– Mateo 17:1-13.

Seis días después de la experiencia de Cesarea de Filipo, el Señor lleva a sus discípulos al monte, y allí se transfigura delante de ellos. La gloria del Señor les produce un gran asombro. Pedro, impulsivamente, sugiere construir unas enramadas para Jesús, para Moisés y Elías, y establecerse allí. Sin embargo, el Padre lo interrumpe desde los cielos diciendo: «Este es mi Hijo amado, en quien tengo complacencia, a él oíd». Al oír esa voz, los discípulos caen a tierra y se llenan de temor. A través de esta experiencia, los discípulos debían aprender al menos dos cosas:

a) Que después de la cruz viene la gloria. La experiencia anterior de Pedro –la fuerte reprensión del Señor por su intervención emotiva– seguramente había dejado en él y en los demás discípulos un dejo de tristeza. ¿La cruz era lo que les esperaba siguiendo a Jesús? ¿Un panorama tan desolador y oscuro? Entonces el Señor se encarga de abrirles un poco el cielo para que ellos pudieran ver lo que hay después de la cruz. No solo está la tumba y los tres días de silencio. Hay un nuevo amanecer, un día de gloria, donde toda pequeñez deja su asiento, donde toda lágrima es enjugada, donde todo refulge con luz pura. ¡Qué consuelo para el alma afligida momentáneamente por los azotes y los clavos! El fin de la carrera cristiana es brillante. Después de la cruz viene la corona.
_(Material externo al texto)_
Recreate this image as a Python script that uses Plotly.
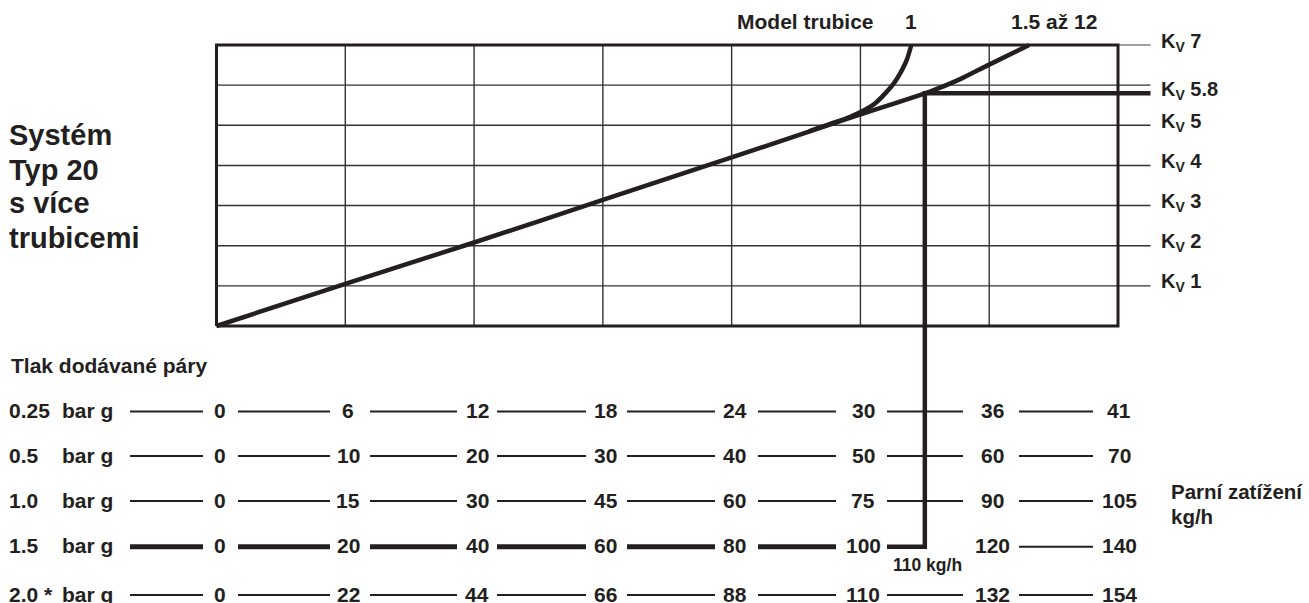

b) Que Cristo ocupa un lugar privilegiado en el corazón de Dios. Aunque los discípulos habían visto las maravillas de Dios, y oído el testimonio del Padre acerca del Señor Jesús, ellos todavía no entendían cuán importante es Cristo para Dios. Aquí reciben nueva luz al respecto. Los afectos del Padre por su Hijo no datan de ayer ni hoy. Antes de que los mundos fuesen hechos, antes de que hubiera trazado el círculo de la tierra y la vida hubiese aleteado en ella, el Hijo de Dios era el deleite del Padre, en quien él tenía perfecto contentamiento.

Los discípulos no podían entenderlo – como tampoco nosotros, cabalmente. Ellos recién ahora se asomaban a la vida espiritual, para formar parte de esa familia eterna, y en su necedad ponen a la criatura al lado del Creador, al esclavo a la altura de su Amo. ¿Cómo podría Dios aceptarlo? Ellos no lo entendieron entonces, pues, al bajar del monte, hablan al Señor acerca de Elías, que habría de venir. Ya olvidaron la lección del Padre. Su pensamiento no es todavía el pensamiento de Dios.

¿Sucederá algo así con nosotros? ¿Tenemos otros nombres junto al Nombre admirable? ¿Nuestra vida y nuestra doctrina son alguna cosa, y no Cristo? ¡Ay, es tan fácil dejarse llevar por los sentidos y encandilarse con los Moisés y Elías del tiempo presente, rodeados de luces y colores! Pero nosotros, los seguidores de Jesucristo, somos llamados a amar a Aquel a quien no hemos visto, y a alegrarnos en él con gozo inefable y glorioso (1 Ped. 1:8).